The jpt.trees.JPT.mpe method returns a list of explanations that are all most likely. The list contains jpt.trees.JPT.MPEResult. We will have a look at every maximum. Since we only have one explanation that is most likely we only need to look inside the maxima in that explanation. The maximum property of an MPEResult is a VariableMap that maps symbolic variables to sets and numeric variables to RealSets. This is based on the fact that there can be multiple maxima inside one leaf and therefore the user should be aware of it. Unlike distributions from the exponential families JPTs also return intervals where every value is most likely.

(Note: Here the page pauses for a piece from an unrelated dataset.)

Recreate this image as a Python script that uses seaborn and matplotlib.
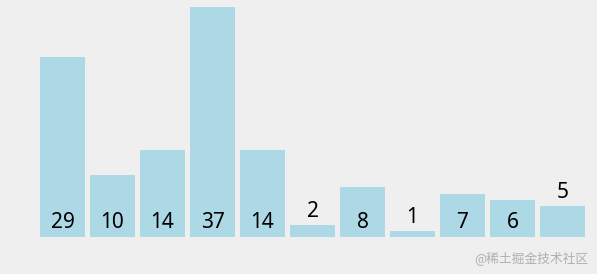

Let’s investigate and plot the result.

[9]:

first_mpe = mpe[0]

import numpy as np
# create image
img = np.zeros((8,8))

for variable, explanation in first_mpe.items():

    # filter out numeric variables
    if variable.numeric:

        # get position in image
        i, j = int(variable.name[6]), int(variable.name[8])

        # get first interval in maximum
        interval = explanation.intervals[0]

        # set pixel value to center of that interval
        img[i,j] = (interval.lower + interval.upper) / 2

import matplotlib.pyplot as plt
plt.imshow(img, cmap='Greys')
plt.show()

../_images/notebooks_tutorial_mnist_17_0.png

As we can see it indeed looks like a 3.